It’s a Colorado credo that the Western Slope is far different from the Front Range. But is it separate and distinct enough to deserve its own specific oil and gas regulations?
The question divided a recent meeting of the Colorado Oil and Gas Conservation Commission in Glenwood Springs. The regulators were in town to give presentations and hear public testimony ahead of the major overhaul of state oil and gas rules mandated by the passage of SB 19-181.
Colorado Democrats pushed the law through the legislature in April.
It makes public health and safety the top priority of state regulators.
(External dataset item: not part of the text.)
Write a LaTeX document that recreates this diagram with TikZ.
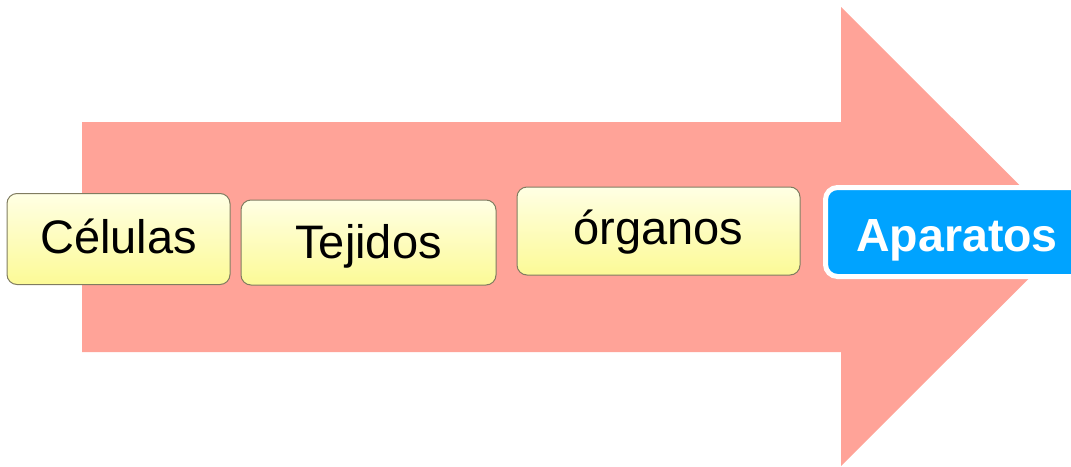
\documentclass[tikz,border=0pt]{standalone}
\usepackage{fontspec}
\setmainfont{Liberation Sans}
\definecolor{arrowfill}{RGB}{255,163,152}
\definecolor{boxtop}{RGB}{255,255,228}
\definecolor{boxbottom}{RGB}{252,250,150}
\definecolor{boxline}{RGB}{128,124,96}
\definecolor{bluebox}{RGB}{0,163,255}
\tikzset{
  stagebox/.style={draw=boxline, line width=1pt, rounded corners=10pt,
    top color=boxtop, bottom color=boxbottom, inner sep=0pt,
    font=\fontsize{47}{51}\selectfont, text=black, text depth=0pt},
  finalbox/.style={draw=white, line width=5pt, fill=bluebox, rounded corners=12pt,
    inner sep=0pt, font=\fontsize{46.5}{51}\selectfont\bfseries, text=white, text depth=0pt},
}
\begin{document}
\begin{tikzpicture}[x=1pt,y=-1pt]
\useasboundingbox (0,0) rectangle (1071,466);
\fill[arrowfill] (82,122) -- (841,122) -- (841,7) -- (1071,236.5) -- (841,466) -- (841,352) -- (82,352) -- cycle;
\node[stagebox, minimum width=223pt, minimum height=91pt, text height=28pt] (celulas) at (118.5,239) {Células};
\node[stagebox, minimum width=255pt, minimum height=85pt, text height=31pt] (tejidos) at (368.5,242.5) {Tejidos};
\node[stagebox, minimum width=283pt, minimum height=88pt, text height=26pt] (organos) at (658.5,231) {órganos};
\node[finalbox, minimum width=263pt, minimum height=89pt, text height=39pt] (aparatos) at (957,232) {Aparatos};
\end{tikzpicture}
\end{document}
It also aims to give communities more control of the oil and gas development process.
In Northwest Colorado, 15 cities and counties have agreed to participate in the rulemaking process to ensure the regulations fit with the particular geology and culture of the region. The counties include Garfield, Delta, Jackson, Mes, Moffa, Montezuma,and Rio Blanco.The cities and towns involved are Craig, Collbran, Meeker, New Castle, Parachute, Rangely, Silt and Rifle.
It’s not yet clear if or how rules might differ from statewide standards.
Still, during the COGCC hearing, environmental and citizens groups objected to the move, saying it risks cutting the region out of stronger rules for the industry.
“Impacts are impacts,” said Emily Hornback, director of the Western Citizens Alliance for Community Action. “We would just encourage commissioners to make sure the rules that come out of this process protect all Coloradans equally, no matter which side of the state they live on.”
Garfield County is leading the coalition of communities in Northwest Colorado.
John Martin, a Republican county commissioner, said any regulations should account for the unique geology of the Piceance Basin, which underlies much of the region. Drilling in the area tends to bring up dry gas without liquids, rather than the oil or wet gas more often found on the Front Range. The region has a much greater density of federal land, which could overlap with state regulations.
“So there have to be different rules,” he said. “Doesn’t mean they ignore the safety and health of everyone, but you have to have different approaches, and that’s what we wish to do.”
Martin was also careful to separate his effort from Weld County, where commissioners formed their own energy department and voted to set their own oil and gas rules. Prior to the vote, the COGCC sent a letter to reassert state authority over drilling sites in the county.
“We don’t have to adversarial or be dominant over the state of Colorado,” Martin said. “What we’re doing is using our expertise and success to help guide the regulations.”
COGCC director Jeff Robbins said it’s too soon to say if his panel will heed that input — and write different rules for different oil and gas basins.
“The first part of successful rulemaking is the gathering of information, so we can get all the perspectives into the hopper,” he said.
The panel has plenty more input coming. The commission is scheduled to hold meetings in Boulder, Denver and Weld County over the next three months.